Serriere initially thought about using John Conway’s Game of Life, a famous two-dimensional cellular automaton, but it didn’t look particularly appealing when it wasn't moving. Elementary cellular automata, on the other hand, are fundamentally one-dimensional; they only move in one direction, so a two-dimensional object like a scarf can capture the evolution of the system more effectively.
Cellular automata are some of the simplest places chaos can arise. A chaotic system is deterministic, meaning the evolution of the system is set at the outset, but small changes in initial conditions (in this case, the starting row) lead to large changes in results. Not all cellular automata are chaotic in all widths, which is interesting in and of itself (link goes to pdf).

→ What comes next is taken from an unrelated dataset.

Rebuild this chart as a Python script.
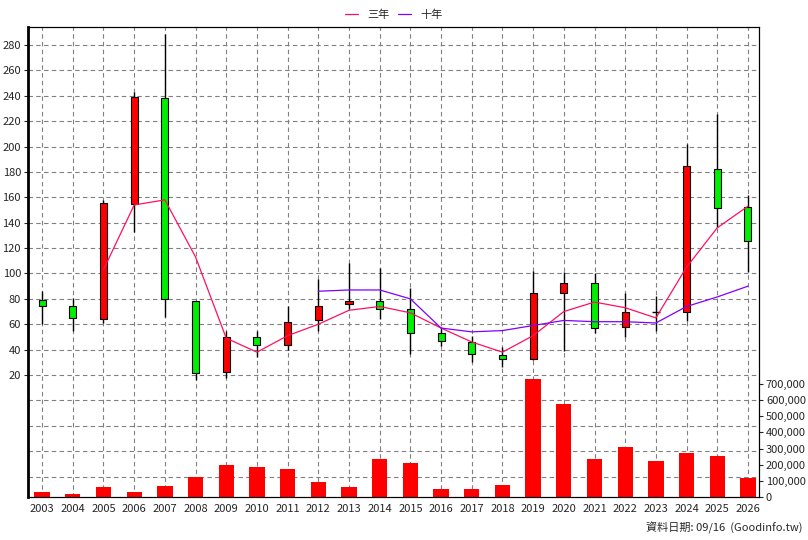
import numpy as np, pandas as pd, seaborn as sns, matplotlib
matplotlib.use("Agg")
import matplotlib.pyplot as plt
from matplotlib.ticker import FuncFormatter

years = [str(y) for y in range(2003, 2027)]
opens  = [79, 74, 64, 155, 238, 78, 22, 50, 44, 63, 76, 78, 72, 53, 46, 36, 33, 85, 92.5, 58, 69.6, 70, 182, 152]
closes = [74, 65, 155.5, 239, 80, 21.6, 50, 44, 62, 74, 78, 72, 53, 47, 36.5, 33, 85, 92.5, 57, 69.6, 70, 185, 151.6, 125.6]
highs  = [86, 81, 158, 243, 289, 78, 55, 55, 74, 96, 108, 104, 88.5, 58, 51, 42, 102, 101, 100, 85, 82, 202, 226, 162]
lows   = [60, 55, 61, 133, 66, 16, 18, 34, 40, 55, 72, 64, 36.5, 43, 30, 26, 32, 39, 53, 50, 55, 62.5, 137, 101]
ma3  = [None, None, 103, 154, 158, 113, 49, 38, 51, 60, 71, 74, 69, 57, 46, 38, 51, 70, 77.5, 73, 65, 105, 136, 153]
ma10 = [None]*9 + [86, 87, 87, 80, 57, 54, 55, 59, 63, 62, 62, 61, 74, 81.5, 90]
volume = [30000, 18000, 62000, 30000, 68000, 124000, 198000, 186000, 173000, 93000, 62000, 235000,
          210000, 50000, 50000, 74000, 730000, 576000, 235000, 310000, 223000, 272000, 254000, 118000]

sns.set_style("white")
plt.rcParams['font.family'] = ['Noto Sans CJK TC', 'DejaVu Sans']
fig = plt.figure(figsize=(8.08, 5.40), dpi=100)
ax = fig.add_axes([28/808, 43/540, 731/808, 470/540])
ax2 = ax.twinx()
x = np.arange(len(years))

ax.set_zorder(2); ax.patch.set_visible(False)
df = pd.DataFrame({"x": x, "vol": volume})
sns.barplot(data=df, x="x", y="vol", ax=ax2, color="#ff0000", saturation=1, width=0.5,
            native_scale=True, linewidth=0, zorder=2)
vmax = 700000 * 470 / 113
ax2.set_ylim(0, vmax)
ax2.set_yticks(np.arange(0, 700001, 100000))
ax2.yaxis.set_major_formatter(FuncFormatter(lambda v, p: f"{int(v):,}"))
ax2.set_ylabel(""); ax2.set_xlabel("")

for i in x:
    o, c = opens[i], closes[i]
    col = "#ff0000" if c > o else ("#00ee00" if c < o else "black")
    ax.vlines(i, lows[i], highs[i], color="black", lw=1, zorder=3)
    lo, hi = min(o, c), max(o, c)
    if hi - lo < 1:
        ax.hlines(o, i - 0.12, i + 0.12, color="black", lw=1, zorder=4)
    else:
        ax.bar(i, hi - lo, bottom=lo, width=0.23, color=col, edgecolor="black", lw=0.8, zorder=4)

ldf = pd.DataFrame({"x": x, "ma3": ma3, "ma10": ma10}).astype(float)
sns.lineplot(data=ldf, x="x", y="ma3", ax=ax, color="#ff1060", lw=0.9, label="三年", zorder=5)
sns.lineplot(data=ldf, x="x", y="ma10", ax=ax, color="#8000ff", lw=0.9, label="十年", zorder=5)

pmin, pmax = 20 - 122 / 1.269, 20 + 348 / 1.269
ax.set_ylim(pmin, pmax)
ax.set_xlim(-0.46, 23.36)
ax.set_yticks(np.arange(20, 281, 20))
ax.set_xticks(x); ax.set_xticklabels(years)
ax.set_xlabel(""); ax.set_ylabel("")
for yv in np.arange(-60, 300, 20):
    ax2.axhline((yv - pmin) / (pmax - pmin) * vmax, color="gray", ls=(0, (4, 3)), lw=0.8, zorder=0)
for xv in x:
    ax2.axvline(xv, color="gray", ls=(0, (4, 3)), lw=0.8, zorder=0)
for a in (ax, ax2):
    a.tick_params(labelsize=8, length=3, pad=2)
    for s in a.spines.values():
        s.set_color("black")
ax.spines['left'].set_linewidth(2)
ax.legend(loc="lower center", bbox_to_anchor=(0.5, 1.0), ncol=2, frameon=False, fontsize=8,
          handlelength=1.2, columnspacing=0.8, borderaxespad=0.2)
fig.text(803/808, 6/540, "資料日期: 09/16  (Goodinfo.tw)", ha="right", va="bottom", fontsize=8)
fig.savefig("out.png", dpi=100, facecolor="white")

Elementary cellular automata are important in computer science as well. “Most people who study or love computer science have seen the output from an elementary cellular automaton and recognize my scarf,” Serriere wrote. Rule 110, the rule her scarf uses, is particularly important because it is Turing complete, meaning theoretically one could program it to perform computations. (See this paper by Matthew Cook for more details.)
If you back KnitYak on Kickstarter at the scarf level or higher, at the end of the campaign you will have the opportunity to choose the rule and starting seed for the black and white merino wool scarf you’ll get. Each scarf is “provably unique”: Serriere will be keeping track of the rule and starting seed for each piece, and she guarantees that no one will have the same scarf as you do. She will also ship the source code with the scarf in case you need it someday to replace or augment your cellular automata wardrobe with a coordinating design. Not all cellular automata generate attractive designs with all possible starting states, so Serriere is going to cull the designs that aren’t up to snuff. “I am making a code-curated collection of possible knits, where all of the knits are as interesting as possible,” she says.
While you're eagerly anticipating your scarf, you can check out the Wikipedia page on elementary cellular automata to find a rule you like. You can also check out Serriere's rule 110 code to see what happens with some different starting seeds.